Madame Butterfly et le théâtre japonais s'entendent à l'Opéra Bastille
25 ans après sa création, la production de Madame Butterfly du metteur en scène Bob Wilson n'a pas pris la moindre ride, offrant un écrin d’esthète à l'œuvre de Giacomo Puccini. Amoureux du théâtre Nô, Wilson a appliqué cette esthétique japonaise a plusieurs opus, marquant son empreinte sur le monde de l’opéra. Il retire tout ce qui est superflu pour laisser, ici à la musique de Puccini, la place que réclament son lyrisme et son ampleur. La gestuelle imposée à tous les acteurs, précise, épurée, presque robotique dans sa chorégraphie, n'empêche nullement le sentiment, bien au contraire il le modernise par l’épure. L'oeuvre se lit ici à travers un spectre pur, mais découvrant aussi et ainsi une cruauté certaine qui tranche avec la chaleur romantique. La direction de Giacomo Sagripanti y est pour beaucoup : avec beaucoup de justesse, sans sentimentalisme mélodramatique aucun, la fosse devient un personnage majeur de l'œuvre, responsable de l'expression pleine et entière de l'action, tandis que les images des chanteurs n’affichent pas les émotions des personnages.

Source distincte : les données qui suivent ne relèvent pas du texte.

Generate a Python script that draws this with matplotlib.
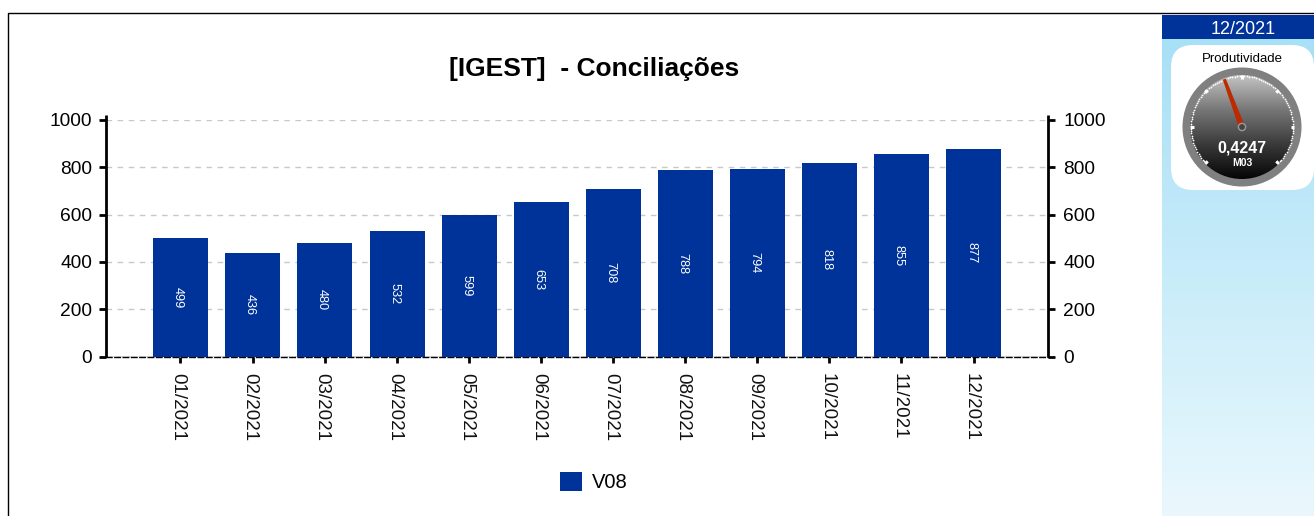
import numpy as np
import matplotlib
matplotlib.use('Agg')
import matplotlib.pyplot as plt
from matplotlib.patches import Rectangle, FancyBboxPatch, Circle, Polygon

months = ['01/2021', '02/2021', '03/2021', '04/2021', '05/2021', '06/2021',
          '07/2021', '08/2021', '09/2021', '10/2021', '11/2021', '12/2021']
values = [499, 436, 480, 532, 599, 653, 708, 788, 794, 818, 855, 877]
yticks = [0, 200, 400, 600, 800, 1000]
series_name = 'V08'
chart_title = '[IGEST]  - Conciliações'
gauge_month = '12/2021'
gauge_title = 'Produtividade'
gauge_value = 0.4247
gauge_label = '0,4247'
gauge_unit = 'M03'

W, H = 1314, 516
BLUE = '#003399'
plt.rcParams['font.family'] = ['Liberation Sans', 'DejaVu Sans']

fig = plt.figure(figsize=(W / 100, H / 100), dpi=100, facecolor='white')

# overlay in pixel coordinates for frame, sidebar and gauge
bg = fig.add_axes([0, 0, 1, 1], zorder=0)
bg.set_xlim(0, W)
bg.set_ylim(H, 0)
bg.axis('off')
bg.plot([8, 8, W], [H, 13, 13], color='black', lw=1.0, solid_capstyle='butt')

grad = np.linspace(0, 1, 256).reshape(-1, 1)
cmap_side = matplotlib.colors.LinearSegmentedColormap.from_list('side', ['#a8e0f6', '#eaf8fd'])
bg.imshow(grad, extent=[1162, W, H, 39], cmap=cmap_side, aspect='auto', zorder=1)
bg.add_patch(Rectangle((1162, 15), W - 1162, 24, color=BLUE, lw=0, zorder=2))
bg.text(1243, 30, gauge_month, color='white', fontsize=13, ha='center', va='center', zorder=3)
bg.add_patch(FancyBboxPatch((1171 + 22, 45 + 22), 143 - 44, 145 - 44,
                            boxstyle='round,pad=22,rounding_size=22',
                            fc='white', ec='none', zorder=2))
bg.set_xlim(0, W)
bg.set_ylim(H, 0)
bg.text(1242, 59, gauge_title, fontsize=9.5, ha='center', va='center', zorder=3)

cx, cy = 1242, 127
bg.add_patch(Circle((cx, cy), 59.5, fc='#808080', ec='none', zorder=3))
cmap_face = matplotlib.colors.LinearSegmentedColormap.from_list(
    'face', ['#c4c4c4', '#777777', '#3a3a3a', '#050505'])
face = bg.imshow(grad, extent=[cx - 52, cx + 52, cy + 52, cy - 52], cmap=cmap_face,
                 aspect='auto', zorder=4)
face.set_clip_path(Circle((cx, cy), 52, transform=bg.transData))
bg.set_xlim(0, W)
bg.set_ylim(H, 0)

# scale: 0 to 1 over 270 degrees, bottom open
ang_minor = np.radians(np.linspace(-135, 135, 101))
bg.scatter(cx + 51 * np.sin(ang_minor), cy - 51 * np.cos(ang_minor), s=1.6, c='white',
           lw=0, zorder=5)
ang_major = np.radians(np.linspace(-135, 135, 7))
for a in ang_major:
    bg.plot([cx + 48.5 * np.sin(a), cx + 52 * np.sin(a)],
            [cy - 48.5 * np.cos(a), cy - 52 * np.cos(a)], color='white', lw=2.2,
            solid_capstyle='butt', zorder=5)

a = np.radians(-135 + 270 * gauge_value)
ux, uy = np.sin(a), -np.cos(a)
nx, ny = -uy, ux
bg.add_patch(Polygon([[cx + 3 * nx, cy + 3 * ny], [cx - 3 * nx, cy - 3 * ny],
                      [cx + 51 * ux - 1.6 * nx, cy + 51 * uy - 1.6 * ny],
                      [cx + 51 * ux + 1.6 * nx, cy + 51 * uy + 1.6 * ny]],
                     fc='#bb2a00', ec='none', zorder=6))
bg.add_patch(Circle((cx, cy), 3.6, fc='#444444', ec='#9a9a9a', lw=1, zorder=7))
bg.text(cx, 148, gauge_label, color='white', fontsize=11.5, fontweight='bold',
        ha='center', va='center', zorder=7)
bg.text(cx, 163, gauge_unit, color='white', fontsize=7.5, fontweight='bold',
        ha='center', va='center', zorder=7)

# main chart
left, right, top, bottom = 106, 1048, 120, 356.5
ax = fig.add_axes([left / W, 1 - bottom / H, (right - left) / W, (bottom - top) / H], zorder=2)
ax.patch.set_alpha(0)
x = np.arange(len(months))
ax.bar(x + 0.004, values, width=0.763, color=BLUE, zorder=3, label=series_name)
for i, v in zip(x, values):
    ax.annotate(str(v), (i, v / 2), xytext=(-1.8, 0), textcoords='offset points', color='white',
                fontsize=9.2, rotation=-90, ha='center', va='center', zorder=4)

ax.set_xlim(-1.033, 12.033)
ax.set_ylim(0, 1000)
ax.set_yticks(yticks)
ax.set_xticks(x)
ax.set_xticklabels([])
# month labels placed by hand, the rotated tick labels sit about 2 px too far right
for i, m in zip(x, months):
    ax.annotate(m, (i, 0), xycoords=('data', 'axes fraction'), xytext=(-1.8, -11.9),
                textcoords='offset points', rotation=-90, fontsize=13.5, color='#111111',
                ha='center', va='top', annotation_clip=False)
ax.tick_params(axis='x', length=4.5, width=2)
ax.tick_params(axis='y', length=5, width=2, labelsize=13.8, pad=5, left=True, right=False)
ax.grid(axis='y', color='#c8c8c8', linestyle=(0, (4, 4)), lw=1, zorder=1)
ax.grid(axis='x', visible=False)
ax.axhline(0, color='#777777', lw=1, zorder=2)
for s in ['top', 'right', 'left']:
    ax.spines[s].set_visible(False)
ax.spines['bottom'].set_linewidth(1)
ax.spines['bottom'].set_linestyle((0, (4, 2)))

ax2 = ax.twinx()
ax2.set_ylim(0, 1000)
ax2.set_yticks(yticks)
ax2.tick_params(axis='y', length=5, width=2, labelsize=13.8, pad=6)
for s in ['top', 'left', 'bottom', 'right']:
    ax2.spines[s].set_visible(False)

# vertical axis lines run a little past 1000
for xpos in [0, 1]:
    ax.plot([xpos, xpos], [0, 1.021], transform=ax.transAxes, clip_on=False,
            color='black', lw=2, solid_capstyle='butt', zorder=5)

fig.text(594 / W, 1 - 69 / H, chart_title, fontsize=19, fontweight='bold', ha='center', va='center')
leg = ax.legend(loc='center', bbox_to_anchor=(594 / W, 1 - 482 / H), bbox_transform=fig.transFigure,
                frameon=False, fontsize=14.5, handlelength=1.1, handleheight=1.05, handletextpad=0.5)

fig.savefig('out.png', dpi=100)
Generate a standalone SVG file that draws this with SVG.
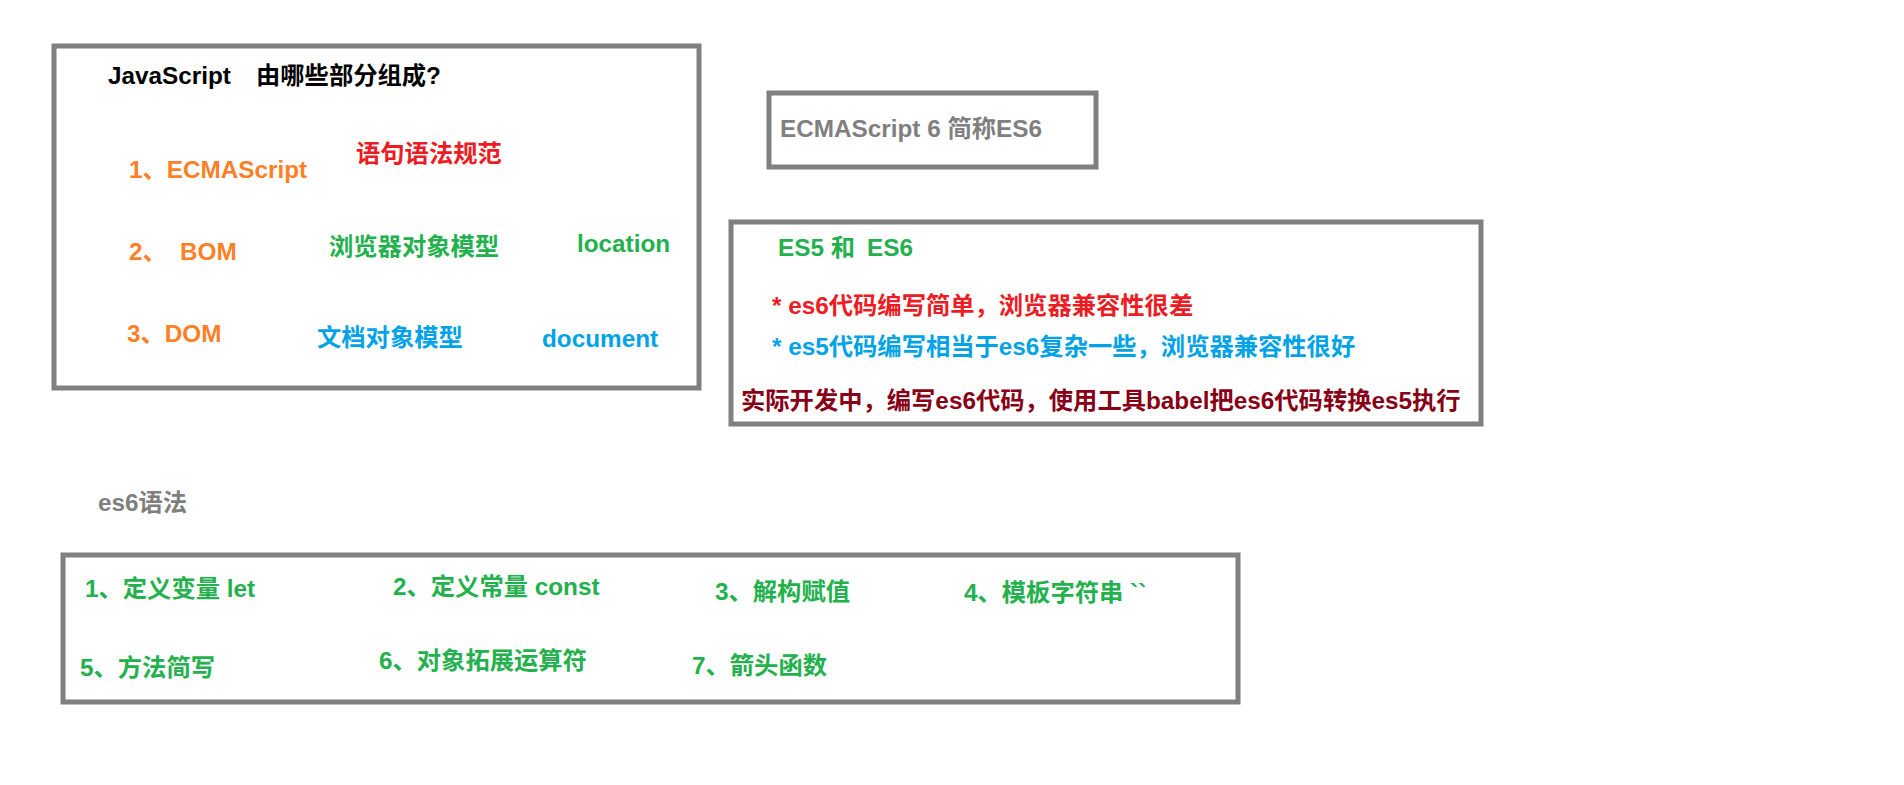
<svg xmlns="http://www.w3.org/2000/svg" width="1904" height="785" viewBox="0 0 1904 785">
<style>
text{font-family:"Liberation Sans","Noto Sans CJK SC",sans-serif;font-weight:bold;font-size:24.3px}
.box{fill:#fff;stroke:#808080;stroke-width:5}
.k{fill:#000}.o{fill:#ff7f27}.r{fill:#ed1c24}.g{fill:#22b14c}.b{fill:#00a2e8}.gr{fill:#7f7f7f}.dr{fill:#880015}
</style>
<rect width="1904" height="785" fill="#fff"/>
<g id="js-parts">
<rect class="box" x="54" y="46" width="645" height="342"/>
<text class="k" x="108" y="84">JavaScript<tspan x="256">由哪些部分组成?</tspan></text>
<text class="o" x="129" y="178">1、ECMAScript</text>
<text class="r" x="356" y="162">语句语法规范</text>
<text class="o" x="129" y="260">2、<tspan x="180">BOM</tspan></text>
<text class="g" x="329" y="255">浏览器对象模型</text>
<text class="g" x="577" y="252">location</text>
<text class="o" x="127" y="342">3、DOM</text>
<text class="b" x="317" y="346">文档对象模型</text>
<text class="b" x="542" y="347">document</text>
</g>
<g id="es6-name">
<rect class="box" x="769" y="93" width="327" height="74"/>
<text class="gr" x="780" y="137">ECMAScript 6 简称ES6</text>
</g>
<g id="es5-es6">
<rect class="box" x="731" y="222" width="750" height="202"/>
<text class="g" x="778" y="256">ES5 和<tspan x="867">ES6</tspan></text>
<text class="r" x="772" y="314">* es6代码编写简单，浏览器兼容性很差</text>
<text class="b" x="772" y="355">* es5代码编写相当于es6复杂一些，浏览器兼容性很好</text>
<text class="dr" x="741" y="409">实际开发中，编写es6代码，使用工具babel把es6代码转换es5执行</text>
</g>
<text class="gr" x="98" y="511">es6语法</text>
<g id="es6-syntax">
<rect class="box" x="63" y="555" width="1175" height="147"/>
<text class="g" x="85" y="597">1、定义变量 let</text>
<text class="g" x="393" y="595">2、定义常量 const</text>
<text class="g" x="715" y="600">3、解构赋值</text>
<text class="g" x="964" y="601">4、模板字符串 ``</text>
<text class="g" x="80" y="676">5、方法简写</text>
<text class="g" x="379" y="669">6、对象拓展运算符</text>
<text class="g" x="692" y="674">7、箭头函数</text>
</g>
</svg>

Malgré son apparente simplicité, la scénographie offre des tableaux très esthétiques, grâce aux lumières étudiées, aux costumes soignés et aux lignes créées par les acteurs, qui se tendent et se croisent aussi bien que les lignes mélodiques et vocales. Cio-Cio San qui s'effondre au milieu de la diagonale qui relie son fils à son traître d'époux en est une des plus marquantes. Dans un certain manichéisme moins évident qu'il n'y paraît, Wilson caractérise tous les personnages par une gestuelle différente. Presque clownesque pour Goro, naïve et proche du lyrique pour Pinkerton, elle devient empruntée pour le consul Sharpless, servile pour Suzuki, et finalement sincère pour Butterfly.
La production est sans conteste portée en grande partie par la performance de la soprano portoricaine Ana María Martínez. Paradoxe vivant, elle incarne le rôle de cette jeune femme de 15 ans, trahie d’abord par sa famille puis par son époux, avec une grande force emprunte d’une fragilité tout humaine et authentique. Même de la coulisse ou du fond de scène, sa voix, aussi délicate que ses gestes, mais portant une grande part de tragique, parvient au public dans toute sa richesse et tout son lyrisme. Visiblement maîtresse d’une technique très sûre, Ana María Martínez manie une voix très tubée, presque trop, mais lui permettant de se risquer à des pianissimi obligeant parfois l’auditoire à tendre l’oreille par-dessus l’orchestre. Son interprétation ne faillit jamais tout au long du spectacle, malgré l’exigence de la théâtralité japonaise. À ses côtés une grande partie du temps, Marie-Nicole Lemieux est une Suzuki à la fois sombre et chaleureuse. Aussi à l’aise dans les parties rapides et agiles que dans les grands phrasés lyriques, son chant est naturel et sans artifices, doté d’une chaleur rassurante.
Dans l’ambiance malsaine et légèrement glauque que Bob Wilson installe dès le début, seul le Pinkerton de Giorgio Berrugi semble camper une naïveté heureuse mais cruelle. Ne se déparant jamais de son sourire, il ne peut complètement retenir un geste bel cantiste qui tranche avec l’univers du Nô. Sans tomber dans le piège de l’immensité de Bastille, Berrugi ne force jamais l’émission, malgré une tendance “ténorienne” à prendre les aigus par en-dessous. Tout à fait à son aise dans le rôle, il manque légèrement d’une personnalité vocale plus marquée. Laurent Naouri montre une grande puissance vocale, avec malgré tout quelque chose de crispé dans le timbre et l’attitude, peut-être à l’origine de son émission instable et trop laryngée vers la fin du spectacle.
Rodolphe Briand excelle en Goro, avec des airs de Mime Marceau sous son maquillage, une bonhomie très comique, et une voix sans défaut, correspondant pleinement au rôle de caractère. La jeune Jeanne Ireland, académicienne de l’Opéra, parvient à s’affirmer en Kate Pinkerton malgré la petitesse du rôle, et rappelle ses grandes qualités vocales, notamment la richesse de ses graves. La voix de Tomasz Kumiega en Yamadori est belle et profonde mais manque de projection, tandis que Robert Pomakov est un Oncle Bonzo convaincu.